*** PROVIDED DATA

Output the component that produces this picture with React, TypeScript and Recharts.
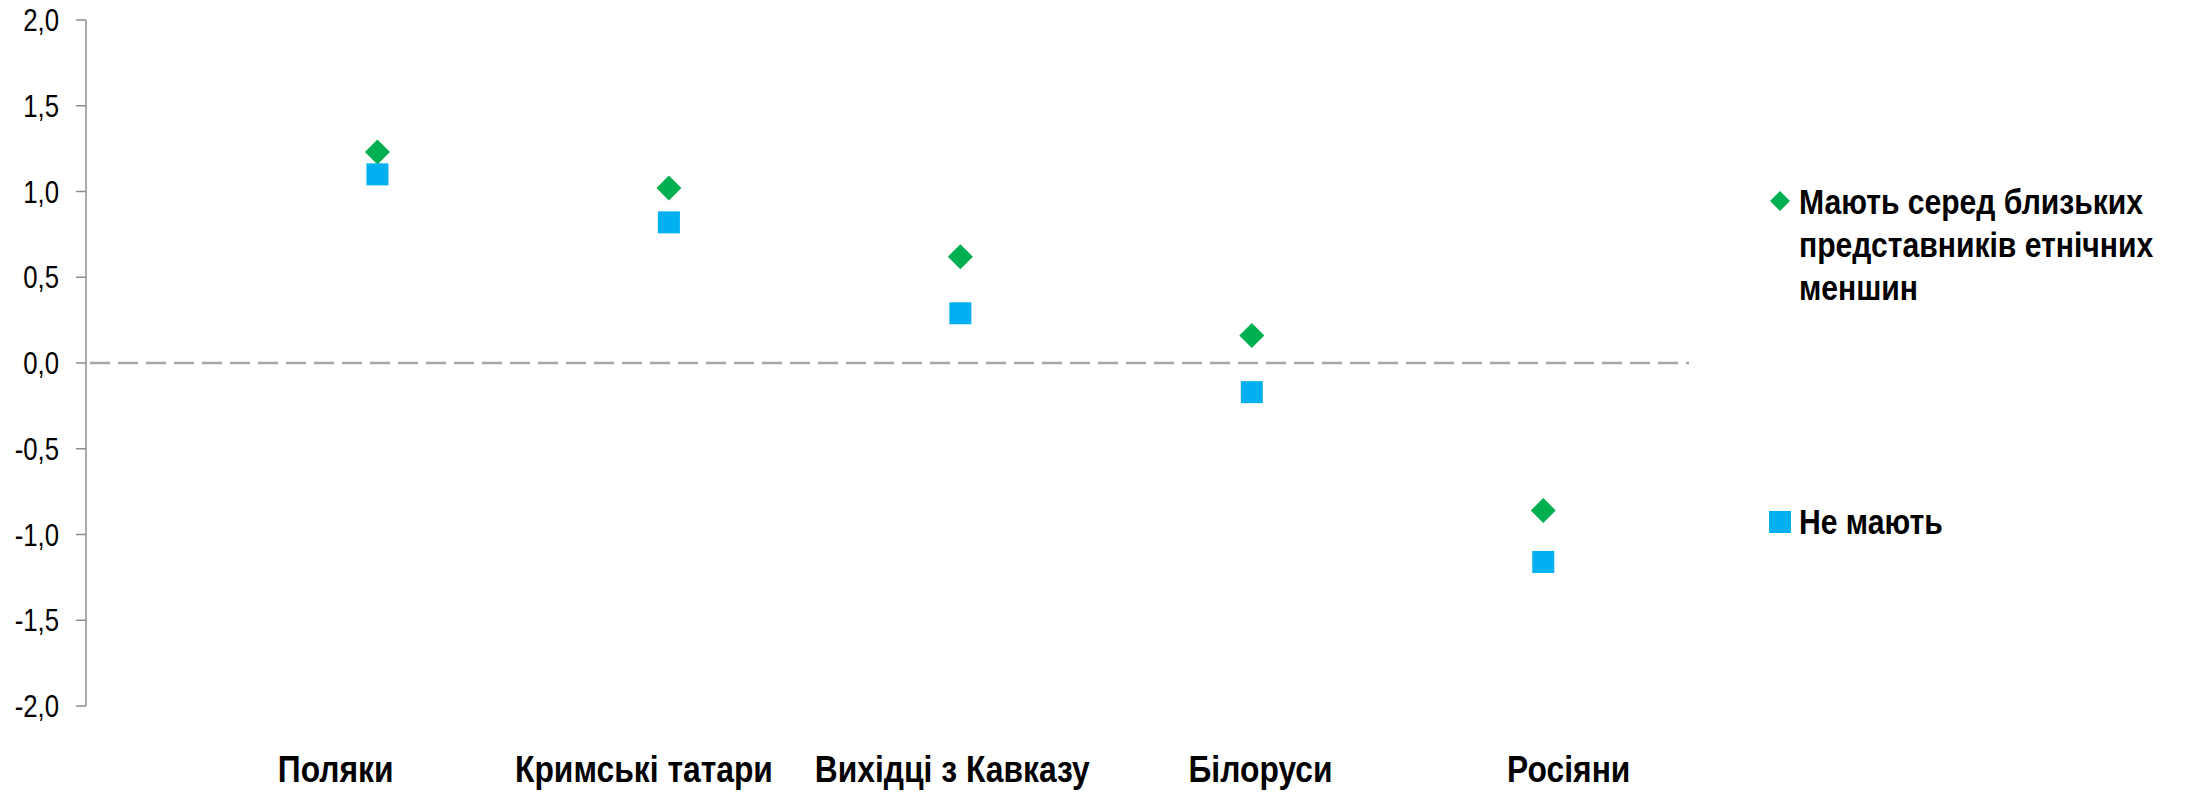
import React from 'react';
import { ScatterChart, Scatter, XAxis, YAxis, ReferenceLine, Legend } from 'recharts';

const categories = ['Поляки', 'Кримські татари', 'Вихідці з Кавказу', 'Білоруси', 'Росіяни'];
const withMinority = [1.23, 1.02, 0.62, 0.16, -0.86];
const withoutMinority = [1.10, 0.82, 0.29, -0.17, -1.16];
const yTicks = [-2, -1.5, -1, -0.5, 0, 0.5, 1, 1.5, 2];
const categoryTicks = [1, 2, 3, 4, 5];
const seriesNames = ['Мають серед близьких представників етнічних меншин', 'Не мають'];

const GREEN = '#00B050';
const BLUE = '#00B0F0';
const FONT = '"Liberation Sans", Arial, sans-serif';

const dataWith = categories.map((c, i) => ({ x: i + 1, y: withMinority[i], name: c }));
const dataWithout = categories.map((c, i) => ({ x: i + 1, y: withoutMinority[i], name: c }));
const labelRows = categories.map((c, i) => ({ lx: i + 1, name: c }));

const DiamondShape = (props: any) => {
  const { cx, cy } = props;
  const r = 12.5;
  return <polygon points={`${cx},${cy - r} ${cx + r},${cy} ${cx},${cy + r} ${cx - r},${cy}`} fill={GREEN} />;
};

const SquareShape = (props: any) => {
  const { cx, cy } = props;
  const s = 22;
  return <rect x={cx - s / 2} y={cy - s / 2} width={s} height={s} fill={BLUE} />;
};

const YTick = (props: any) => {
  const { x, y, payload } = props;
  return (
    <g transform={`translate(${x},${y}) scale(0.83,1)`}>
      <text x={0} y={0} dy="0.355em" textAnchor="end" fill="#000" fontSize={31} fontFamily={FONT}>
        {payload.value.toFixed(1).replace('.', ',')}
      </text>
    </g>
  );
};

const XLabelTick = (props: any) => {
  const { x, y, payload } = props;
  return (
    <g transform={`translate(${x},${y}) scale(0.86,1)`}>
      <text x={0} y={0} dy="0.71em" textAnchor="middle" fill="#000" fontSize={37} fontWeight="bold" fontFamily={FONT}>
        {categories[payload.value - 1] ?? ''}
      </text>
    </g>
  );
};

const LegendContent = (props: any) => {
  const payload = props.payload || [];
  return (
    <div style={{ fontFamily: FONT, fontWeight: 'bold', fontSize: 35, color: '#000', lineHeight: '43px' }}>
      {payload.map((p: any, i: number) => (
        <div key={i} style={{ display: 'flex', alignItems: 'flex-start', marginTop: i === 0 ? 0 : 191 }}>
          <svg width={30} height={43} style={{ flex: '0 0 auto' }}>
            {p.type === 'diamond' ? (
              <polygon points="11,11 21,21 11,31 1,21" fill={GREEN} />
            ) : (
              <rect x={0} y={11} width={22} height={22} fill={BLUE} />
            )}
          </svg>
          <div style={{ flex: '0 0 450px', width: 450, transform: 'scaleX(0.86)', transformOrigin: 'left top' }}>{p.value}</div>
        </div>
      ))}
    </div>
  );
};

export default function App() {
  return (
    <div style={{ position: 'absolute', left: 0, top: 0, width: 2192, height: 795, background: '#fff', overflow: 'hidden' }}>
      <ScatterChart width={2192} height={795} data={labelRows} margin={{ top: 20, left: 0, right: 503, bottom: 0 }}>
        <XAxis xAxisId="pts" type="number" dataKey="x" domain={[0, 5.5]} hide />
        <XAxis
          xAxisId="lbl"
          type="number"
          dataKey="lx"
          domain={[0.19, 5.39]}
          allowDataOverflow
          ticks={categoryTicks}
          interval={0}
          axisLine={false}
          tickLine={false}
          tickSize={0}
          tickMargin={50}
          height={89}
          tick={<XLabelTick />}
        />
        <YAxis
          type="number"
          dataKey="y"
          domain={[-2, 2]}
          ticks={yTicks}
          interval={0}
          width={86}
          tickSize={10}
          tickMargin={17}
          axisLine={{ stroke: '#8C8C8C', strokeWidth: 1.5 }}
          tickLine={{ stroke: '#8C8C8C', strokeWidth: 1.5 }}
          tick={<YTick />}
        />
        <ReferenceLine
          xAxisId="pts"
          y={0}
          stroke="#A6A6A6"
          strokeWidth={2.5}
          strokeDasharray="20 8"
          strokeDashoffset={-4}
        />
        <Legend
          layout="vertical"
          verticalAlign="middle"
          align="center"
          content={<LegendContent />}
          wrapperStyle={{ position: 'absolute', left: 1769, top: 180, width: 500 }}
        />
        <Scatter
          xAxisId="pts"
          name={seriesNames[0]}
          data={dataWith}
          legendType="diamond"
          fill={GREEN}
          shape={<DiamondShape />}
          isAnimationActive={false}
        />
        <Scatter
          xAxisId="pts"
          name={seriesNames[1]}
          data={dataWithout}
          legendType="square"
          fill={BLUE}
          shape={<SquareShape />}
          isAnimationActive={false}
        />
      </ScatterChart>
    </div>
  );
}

******

**BRIEF:** Without including any pictures, print all of the material exactly as given.

**SOLUTION TO THE PROBLEM:**
Output the component that produces this picture with React, TypeScript and Recharts.
import React from 'react';
import { ScatterChart, Scatter, XAxis, YAxis, ReferenceLine, Legend } from 'recharts';

const categories = ['Поляки', 'Кримські татари', 'Вихідці з Кавказу', 'Білоруси', 'Росіяни'];
const withMinority = [1.23, 1.02, 0.62, 0.16, -0.86];
const withoutMinority = [1.10, 0.82, 0.29, -0.17, -1.16];
const yTicks = [-2, -1.5, -1, -0.5, 0, 0.5, 1, 1.5, 2];
const categoryTicks = [1, 2, 3, 4, 5];
const seriesNames = ['Мають серед близьких представників етнічних меншин', 'Не мають'];

const GREEN = '#00B050';
const BLUE = '#00B0F0';
const FONT = '"Liberation Sans", Arial, sans-serif';

const dataWith = categories.map((c, i) => ({ x: i + 1, y: withMinority[i], name: c }));
const dataWithout = categories.map((c, i) => ({ x: i + 1, y: withoutMinority[i], name: c }));
const labelRows = categories.map((c, i) => ({ lx: i + 1, name: c }));

const DiamondShape = (props: any) => {
  const { cx, cy } = props;
  const r = 12.5;
  return <polygon points={`${cx},${cy - r} ${cx + r},${cy} ${cx},${cy + r} ${cx - r},${cy}`} fill={GREEN} />;
};

const SquareShape = (props: any) => {
  const { cx, cy } = props;
  const s = 22;
  return <rect x={cx - s / 2} y={cy - s / 2} width={s} height={s} fill={BLUE} />;
};

const YTick = (props: any) => {
  const { x, y, payload } = props;
  return (
    <g transform={`translate(${x},${y}) scale(0.83,1)`}>
      <text x={0} y={0} dy="0.355em" textAnchor="end" fill="#000" fontSize={31} fontFamily={FONT}>
        {payload.value.toFixed(1).replace('.', ',')}
      </text>
    </g>
  );
};

const XLabelTick = (props: any) => {
  const { x, y, payload } = props;
  return (
    <g transform={`translate(${x},${y}) scale(0.86,1)`}>
      <text x={0} y={0} dy="0.71em" textAnchor="middle" fill="#000" fontSize={37} fontWeight="bold" fontFamily={FONT}>
        {categories[payload.value - 1] ?? ''}
      </text>
    </g>
  );
};

const LegendContent = (props: any) => {
  const payload = props.payload || [];
  return (
    <div style={{ fontFamily: FONT, fontWeight: 'bold', fontSize: 35, color: '#000', lineHeight: '43px' }}>
      {payload.map((p: any, i: number) => (
        <div key={i} style={{ display: 'flex', alignItems: 'flex-start', marginTop: i === 0 ? 0 : 191 }}>
          <svg width={30} height={43} style={{ flex: '0 0 auto' }}>
            {p.type === 'diamond' ? (
              <polygon points="11,11 21,21 11,31 1,21" fill={GREEN} />
            ) : (
              <rect x={0} y={11} width={22} height={22} fill={BLUE} />
            )}
          </svg>
          <div style={{ flex: '0 0 450px', width: 450, transform: 'scaleX(0.86)', transformOrigin: 'left top' }}>{p.value}</div>
        </div>
      ))}
    </div>
  );
};

export default function App() {
  return (
    <div style={{ position: 'absolute', left: 0, top: 0, width: 2192, height: 795, background: '#fff', overflow: 'hidden' }}>
      <ScatterChart width={2192} height={795} data={labelRows} margin={{ top: 20, left: 0, right: 503, bottom: 0 }}>
        <XAxis xAxisId="pts" type="number" dataKey="x" domain={[0, 5.5]} hide />
        <XAxis
          xAxisId="lbl"
          type="number"
          dataKey="lx"
          domain={[0.19, 5.39]}
          allowDataOverflow
          ticks={categoryTicks}
          interval={0}
          axisLine={false}
          tickLine={false}
          tickSize={0}
          tickMargin={50}
          height={89}
          tick={<XLabelTick />}
        />
        <YAxis
          type="number"
          dataKey="y"
          domain={[-2, 2]}
          ticks={yTicks}
          interval={0}
          width={86}
          tickSize={10}
          tickMargin={17}
          axisLine={{ stroke: '#8C8C8C', strokeWidth: 1.5 }}
          tickLine={{ stroke: '#8C8C8C', strokeWidth: 1.5 }}
          tick={<YTick />}
        />
        <ReferenceLine
          xAxisId="pts"
          y={0}
          stroke="#A6A6A6"
          strokeWidth={2.5}
          strokeDasharray="20 8"
          strokeDashoffset={-4}
        />
        <Legend
          layout="vertical"
          verticalAlign="middle"
          align="center"
          content={<LegendContent />}
          wrapperStyle={{ position: 'absolute', left: 1769, top: 180, width: 500 }}
        />
        <Scatter
          xAxisId="pts"
          name={seriesNames[0]}
          data={dataWith}
          legendType="diamond"
          fill={GREEN}
          shape={<DiamondShape />}
          isAnimationActive={false}
        />
        <Scatter
          xAxisId="pts"
          name={seriesNames[1]}
          data={dataWithout}
          legendType="square"
          fill={BLUE}
          shape={<SquareShape />}
          isAnimationActive={false}
        />
      </ScatterChart>
    </div>
  );
}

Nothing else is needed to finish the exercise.